Sean Brown: You’ve talked about insight and oversight. What about foresight? How can boards incorporate that into the strategic guidance they provide?
Ziad Haider: One way to approach this is to consider, what are the black swans—the unknowable, high-risk events that could have a high impact? Then, what are the gray rhinos, which are known risks with high impact? There are a number of them currently on the horizon. More important, what are the silver linings amid all this geopolitical volatility? Imagine an exercise where the board develops a hypothesis for each of these three categories based on external and internal inputs, then thinks through which ones matter most for the organization and how to make contingency plans around them. “If this scenario came to pass, what would it mean for our supply chains, our people, our data, our competitive posture, our external communications?” We see many boards or management teams embark on such exercises to help them look around the corners.
Sean Brown: What kind of silver linings do you see companies finding, and how are they acting on them?

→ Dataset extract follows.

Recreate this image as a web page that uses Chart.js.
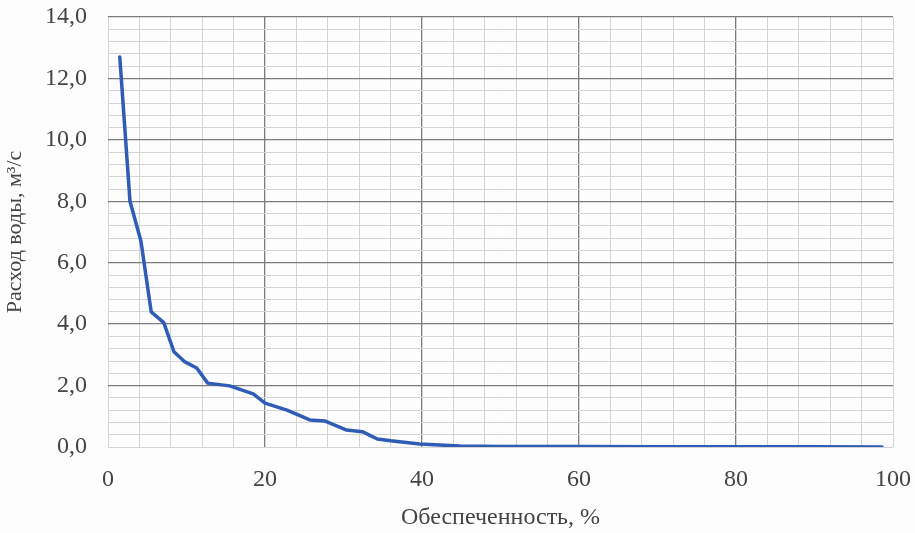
<!DOCTYPE html>
<html>
<head>
<meta charset="utf-8">
<script src="https://cdn.jsdelivr.net/npm/chart.js@4/dist/chart.umd.min.js"></script>
<style>
  body { margin: 0; background: #fdfdfd; }
  canvas { display: block; }
</style>
</head>
<body>
<canvas id="chart" width="915" height="533"></canvas>
<script>
// обеспеченность, % и расход воды, м3/с
var obespech = [1.5, 2.8, 4.2, 5.5, 7.1, 8.4, 9.8, 11.3, 12.7, 15.5, 18.5, 20, 22.8, 25.7, 27.6, 30.4, 32.4, 34.3, 36, 39.7, 44.8, 50, 60, 70, 80, 90, 98.6];
var rashod = [12.7, 8.0, 6.7, 4.4, 4.05, 3.1, 2.77, 2.57, 2.08, 1.99, 1.73, 1.43, 1.2, 0.88, 0.85, 0.55, 0.5, 0.26, 0.2, 0.1, 0.03, 0.02, 0.02, 0.01, 0.01, 0.005, 0];

var xTitle = 'Обеспеченность, %';
var yTitle = 'Расход воды, м³/с';

var fontFamily = '"Liberation Serif", "Times New Roman", serif';
var textColor = '#444';
var majorColor = '#7c7c7c';
var minorColor = '#d4d4d4';

function isMult(v, step) {
    return Math.abs(v / step - Math.round(v / step)) < 1e-6;
}

function noLabelPadding(scale) {
    scale.paddingTop = 0;
    scale.paddingBottom = 0;
    scale.paddingLeft = 0;
    scale.paddingRight = 0;
}

var points = obespech.map(function(x, i){ return {x: x, y: rashod[i]}; });

new Chart(document.getElementById('chart'), {
    type: 'line',
    data: {
        datasets: [{
            data: points,
            borderColor: '#2f5cb5',
            borderWidth: 3.5,
            pointRadius: 0,
            fill: false,
            tension: 0,
            borderJoinStyle: 'round',
            borderCapStyle: 'round'
        }]
    },
    options: {
        responsive: false,
        animation: false,
        layout: { padding: { top: 17, right: 22, left: 0, bottom: 0 } },
        plugins: { legend: { display: false }, tooltip: { enabled: false } },
        scales: {
            x: {
                type: 'linear',
                min: 0,
                max: 100,
                afterFit: function(scale){ scale.height = 86; noLabelPadding(scale); },
                border: { display: false },
                grid: {
                    drawTicks: false,
                    lineWidth: function(ctx){
                        var v = ctx.tick.value;
                        return (v > 0 && v < 100 && isMult(v, 20)) ? 1.3 : 1;
                    },
                    color: function(ctx){
                        var v = ctx.tick.value;
                        return (v > 0 && v < 100 && isMult(v, 20)) ? majorColor : minorColor;
                    }
                },
                ticks: {
                    stepSize: 4,
                    autoSkip: false,
                    maxRotation: 0,
                    padding: 18,
                    color: textColor,
                    font: { family: fontFamily, size: 24 },
                    callback: function(v){ return isMult(v, 20) ? String(v) : ''; }
                },
                title: {
                    display: true,
                    text: xTitle,
                    color: textColor,
                    padding: { top: 0, bottom: 1 },
                    font: { family: fontFamily, size: 24 }
                }
            },
            y: {
                type: 'linear',
                min: 0,
                max: 14,
                afterFit: function(scale){ scale.width = 108; noLabelPadding(scale); },
                border: { display: false },
                grid: {
                    drawTicks: false,
                    lineWidth: function(ctx){
                        var v = ctx.tick.value;
                        return (v > 0 && isMult(v, 2)) ? 1.3 : 1;
                    },
                    color: function(ctx){
                        var v = ctx.tick.value;
                        return (v > 0 && isMult(v, 2)) ? majorColor : minorColor;
                    }
                },
                ticks: {
                    stepSize: 0.4,
                    autoSkip: false,
                    padding: 21,
                    color: textColor,
                    font: { family: fontFamily, size: 24 },
                    callback: function(v){ return isMult(v, 2) ? v.toFixed(1).replace('.', ',') : ''; }
                },
                title: {
                    display: true,
                    text: yTitle,
                    color: textColor,
                    padding: { top: 2, bottom: 0 },
                    font: { family: fontFamily, size: 22 }
                }
            }
        }
    }
});
</script>
</body>
</html>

Ziad Haider: First, you need to pay full due to the clouds around a silver lining, but three types of linings emerge frequently in our conversations. Market silver linings are new market opportunities where companies can, for example, consider supply chain diversification. India, ASEAN, Mexico—these markets are not without complexity, but they are opportunities, nonetheless. There can be silver linings around sectors. We’re seeing pivots in Europe to accelerate the energy transition in the face of the tragic war in Ukraine. Finally, there are silver linings around industrial policies. Those cut both ways, but many companies are thinking about how upcoming elections may change the trajectories of these policies.
Thinking about this, I’m reminded of something Alan Turing, the famous British code breaker, once said. “We can only see a short distance ahead, but in that we see there’s plenty there to be done.” Change and disruption can create opportunities if companies are willing to search for them.